Wednesday, August 30, 2006

Professor: Future looks bright for bio-based alternative fuels

DesMoines Register
ERRY PERKINS
August 29, 2006


Ames, Ia. — The future is now for farm crops and other potential substitutes for petroleum products, Dartmouth College engineering professor Lee Lynd said Monday at the Biobased Industry Outlook Conference at Iowa State University.

Lynd, 48, a widely recognized expert on alternative energy sources, said "a newfound sense of potential" for crops and other forms of alternative energy has set in among the public, the media and investors.

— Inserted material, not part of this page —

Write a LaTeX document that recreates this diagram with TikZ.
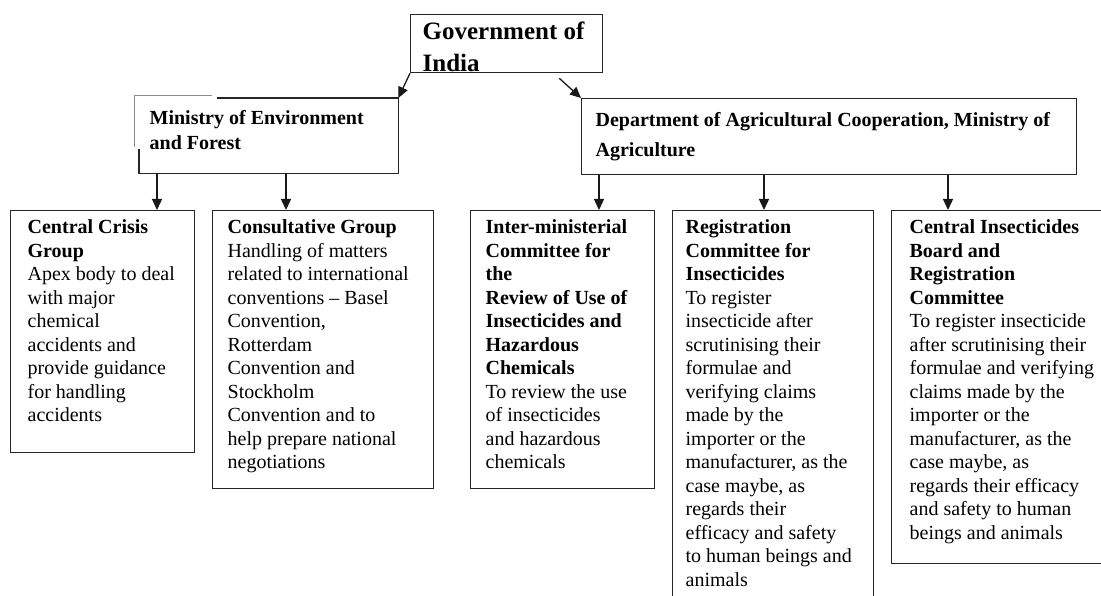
\documentclass[tikz,border=0pt]{standalone}
\usepackage{fontspec}
\setmainfont{Liberation Serif}
\usetikzlibrary{arrows.meta,positioning}

\begin{document}
\begin{tikzpicture}[x=1pt,y=-1pt,>={Triangle[length=11pt,width=10pt]},line width=1.3pt]
	\tikzstyle{every node}=[font=\fontsize{20}{23.5}\selectfont]
	\tikzstyle{box}=[draw=black!85,anchor=north west,inner sep=0pt]
	\tikzstyle{txt}=[anchor=north west,align=left,inner sep=0pt]
	\tikzstyle{link}=[->,draw=black!90]
	\useasboundingbox (0,0) rectangle (1101,596);
	% top level
	\node[box]	(gov)[minimum width=192,minimum height=58] at (410,14) {};
	\node[txt]	(govtext)[below right=7pt and 12pt of gov.north west,font=\fontsize{25}{32}\selectfont\bfseries] {Government of\\India};
	\node[anchor=north west,inner sep=0pt]	(moef)[minimum width=258,minimum height=74] at (139,98) {};
	\node[txt]	(moeftext)[below right=12pt and 10pt of moef.north west,font=\fontsize{20}{25}\selectfont\bfseries] {Ministry of Environment\\and Forest};
	\draw[draw=black!85] ([xshift=78]moef.north west) -- (moef.north east) -- (moef.south east) -- (moef.south west) -- ([yshift=-51]moef.north west);
	\draw[draw=black!45,line width=1pt] ([shift={(-5,49)}]moef.north west) -- ([shift={(-5,-2)}]moef.north west) -- ([shift={(73,-2)}]moef.north west);
	\node[box]	(dept)[minimum width=495,minimum height=76] at (581,98) {};
	\node[txt]	(depttext)[below right=14pt and 14pt of dept.north west,font=\fontsize{20}{30}\selectfont\bfseries] {Department of Agricultural Cooperation, Ministry of\\Agriculture};
	% committees
	\node[box]	(crisis)[minimum width=184,minimum height=242] at (10,210) {};
	\node[txt]	(crisistext)[below right=9pt and 17pt of crisis.north west] {\textbf{Central Crisis}\\\textbf{Group}\\Apex body to deal\\with major\\chemical\\accidents and\\provide guidance\\for handling\\accidents};
	\node[box]	(consult)[minimum width=221,minimum height=278] at (212,210) {};
	\node[txt]	(consulttext)[below right=9pt and 15pt of consult.north west] {\textbf{Consultative Group}\\Handling of matters\\related to international\\conventions – Basel\\Convention,\\Rotterdam\\Convention and\\Stockholm\\Convention and to\\help prepare national\\negotiations};
	\node[box]	(inter)[minimum width=184,minimum height=278] at (470,210) {};
	\node[txt]	(intertext)[below right=9pt and 15pt of inter.north west] {\textbf{Inter-ministerial}\\\textbf{Committee for}\\\textbf{the}\\\textbf{Review of Use of}\\\textbf{Insecticides and}\\\textbf{Hazardous}\\\textbf{Chemicals}\\To review the use\\of insecticides\\and hazardous\\chemicals};
	\node[box]	(reg)[minimum width=201,minimum height=400] at (672,210) {};
	\node[txt]	(regtext)[below right=9pt and 13pt of reg.north west] {\textbf{Registration}\\\textbf{Committee for}\\\textbf{Insecticides}\\To register\\insecticide after\\scrutinising their\\formulae and\\verifying claims\\made by the\\importer or the\\manufacturer, as the\\case maybe, as\\regards their\\efficacy and safety\\to human beings and\\animals};
	\node[box]	(cib)[minimum width=230,minimum height=353] at (891,210) {};
	\node[txt]	(cibtext)[below right=9pt and 18pt of cib.north west] {\textbf{Central Insecticides}\\\textbf{Board and}\\\textbf{Registration}\\\textbf{Committee}\\To register insecticide\\after scrutinising their\\formulae and verifying\\claims made by the\\importer or the\\manufacturer, as the\\case maybe, as\\regards their efficacy\\and safety to human\\beings and animals};
	% links
	\draw[link] (gov.south west) -- (moef.north east);
	\draw[link] ([shift={(-44,5)}]gov.south east) -- (dept.north west);
	\draw[link] ([xshift=18]moef.south west) -- ([xshift=18]moef.south west |- crisis.north);
	\draw[link] ([xshift=147]moef.south west) -- ([xshift=147]moef.south west |- consult.north);
	\draw[link] ([xshift=18]dept.south west) -- ([xshift=18]dept.south west |- inter.north);
	\draw[link] ([xshift=183]dept.south west) -- ([xshift=183]dept.south west |- reg.north);
	\draw[link] ([xshift=367]dept.south west) -- ([xshift=367]dept.south west |- cib.north);
\end{tikzpicture}
\end{document}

"There have been more changes in the past year than in the previous 25 years," Lynd said. "I see big changes."

Agriculture needs to capitalize on this interest to cut American dependence on foreign oil, lessen the impact of fossil fuels on the environment and improve the farm economy, Lynd said.

He cited biofuels processed from biomass crops or biological waste materials such as wood chips as the best alternative to displace gasoline.

Biomass crops like switchgrass "are very, very cost-competitive raw materials" for fuel production.

Lynd is also chief science officer at Mascoma Corp., a company that wants to make ethanol from cellulose, the woody or fibrous parts of plants or plant-based waste.

In an interview after his speech, Lynd said cellulosic ethanol plants will start to be built as soon as next year. Many pilot plants are under construction.

Existing ethanol plants that now use kernels of corn as a feedstock will be able to be retrofitted to handle biomass materials like corn stalks and cobs, he said.

Retrofitting ethanol plants will be cheaper than building cellulosic plants, he said.

"Capital investment (in a cellulosic ethanol plant) needs to be smaller, rather than larger, because of the risk," Lynd said.

By mixing new biomass sources with more traditional ethanol feedstocks, such as corn kernels, the risk is also lessened, he said.

Biodiesel made from oil seeds, such as soybeans, has less promise as an alternative fuel, Lynd said, because it probably won't displace as much petroleum as cellulosic ethanol will.